As told to Anusha Subramanian

"Nothing was amiss from the HR perspective"

Kulwinder Singh /36
Singh is a Marketing Head, APAC, West Asia, India and Africa, at Satyam. He is based in Hyderabad, and has been with the company for three-and-a-half years.
“The mood is much better after the government appointed industry stalwarts like Deepak Parekh and Kiran Karnik to take stock of the situation. This gives us some confidence that things are likely to improve at least in terms of business continuity. The projects are on as usual. We have a personal relationship manager for every customer, who develops communication on a daily basis and reassures them on the daily happenings. Deepak Parekh’s press conference has been put on YouTube so that all customers overseas and our employees overseas are aware of what has actually been said.

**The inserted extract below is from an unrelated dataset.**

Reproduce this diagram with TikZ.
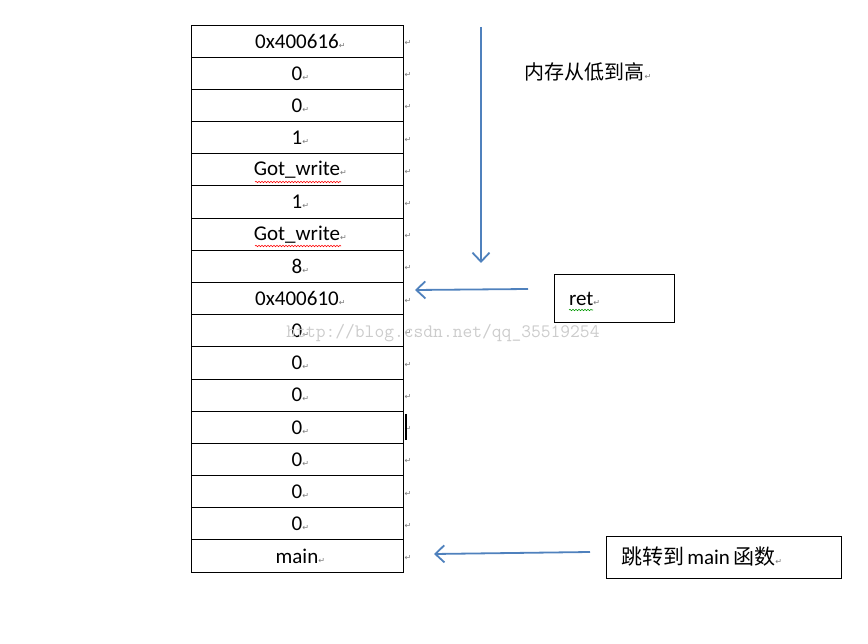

I cannot remember a single month in my last three-and-half years of service when the salary has been delayed or missed. From an HR perspective, I did not find anything amiss. In three years, I have had three promotions and I also got the opportunity to do my certification in global business leadership (CGBL) through Satyam School of Leadership, which has a tie-up with Harvard Business School and U21 of Singapore.”

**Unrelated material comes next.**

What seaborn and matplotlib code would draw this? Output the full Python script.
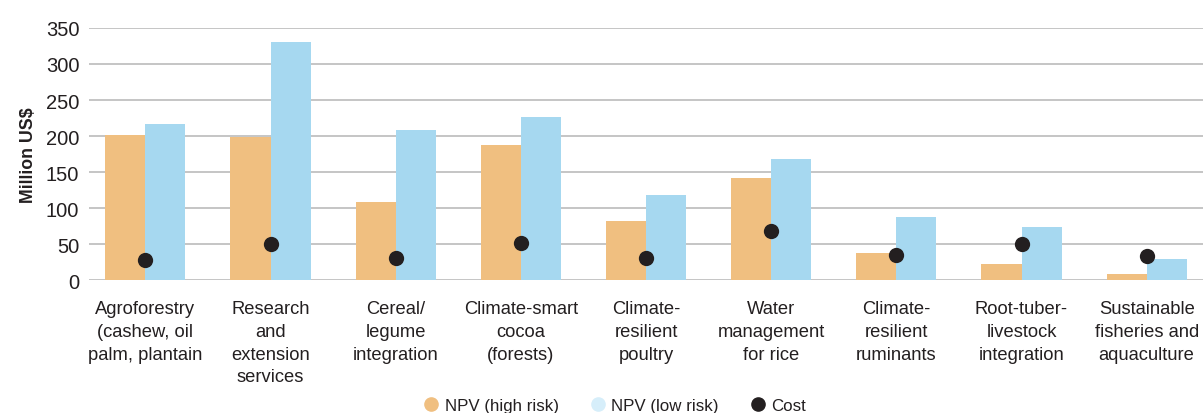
import pandas as pd
import matplotlib
matplotlib.use("Agg")
import matplotlib.pyplot as plt
from matplotlib.lines import Line2D
import seaborn as sns

categories = [
    "Agroforestry\n(cashew, oil\npalm, plantain",
    "Research\nand\nextension\nservices",
    "Cereal/\nlegume\nintegration",
    "Climate-smart\ncocoa\n(forests)",
    "Climate-\nresilient\npoultry",
    "Water\nmanagement\nfor rice",
    "Climate-\nresilient\nruminants",
    "Root-tuber-\nlivestock\nintegration",
    "Sustainable\nfisheries and\naquaculture",
]
npv_high = [201, 198, 108, 187, 82, 142, 38, 22, 9]
npv_low = [217, 330, 208, 227, 118, 168, 87, 74, 29]
cost = [28, 50, 30, 52, 30, 68, 35, 50, 33]

series_names = ["NPV (high risk)", "NPV (low risk)"]
colors = ["#F0BF80", "#A6D8F0"]
dot_color = "#231F20"

df = pd.DataFrame({
    "category": categories * 2,
    "value": npv_high + npv_low,
    "series": [series_names[0]] * len(categories) + [series_names[1]] * len(categories),
})

sns.set_style("white")
plt.rcParams["font.family"] = ["Liberation Sans", "DejaVu Sans"]

fig = plt.figure(figsize=(12.03, 4.14), dpi=100)
ax = fig.add_axes([0.074, 0.321, 0.926, 0.609])

sns.barplot(data=df, x="category", y="value", hue="series", palette=colors,
            width=0.64, gap=0, saturation=1, linewidth=0, ax=ax, legend=False, zorder=2)
sns.stripplot(x=categories, y=cost, jitter=False, color=dot_color, size=11,
              ax=ax, zorder=3)

ax.set_ylim(0, 350)
ax.set_xlim(-0.45, 8.45)
ax.set_yticks(range(0, 351, 50))
ax.yaxis.grid(True, color="#BBBBBB", linewidth=1.2, zorder=0)
ax.set_axisbelow(True)
for s in ax.spines.values():
    s.set_visible(False)
ax.tick_params(length=0)
ax.tick_params(axis="y", labelsize=14.5, labelcolor="#231F20", pad=7)
ax.tick_params(axis="x", labelsize=13.2, labelcolor="#231F20", pad=14)
for lbl in ax.get_xticklabels():
    lbl.set_linespacing(1.46)
    lbl.set_verticalalignment("top")
ax.set_xlabel("")
ax.set_ylabel("Million US$", fontsize=12.8, fontweight="bold", color="#231F20", labelpad=6)

handles = [
    Line2D([], [], marker="o", linestyle="", color=colors[0], markersize=9.5),
    Line2D([], [], marker="o", linestyle="", color="#D6EEFA", markersize=9.5),
    Line2D([], [], marker="o", linestyle="", color=dot_color, markersize=9.5),
]
fig.legend(handles, series_names + ["Cost"], loc="center", bbox_to_anchor=(0.512, 0.018),
           ncol=3, frameon=False, fontsize=12.2, handlelength=0.6, handletextpad=0.5,
           columnspacing=2.0, labelcolor="#231F20")

fig.savefig("out.png", dpi=100)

—As told to Anusha Subramanian

Even if Satyam’s staff prefer to leave lock, stock and barrel, there is no way the industry can absorb so many people—at least 40,000 of 53,000 Satyamites are working in India. According to Das, only those with skills in niche areas like SAP practice and engineering software will find it easier to finding the right jobs. Opportunities are particularly dim for those in the managerial cadre and senior leadership positions. Rohit Ramani, Director-Operations, Emmay HR Services, an HR consulting firm and part of the Netherlands-based Randstand Company, says: “There are jobs in specific niche skill areas within the mainframe and IT infrastructure space.”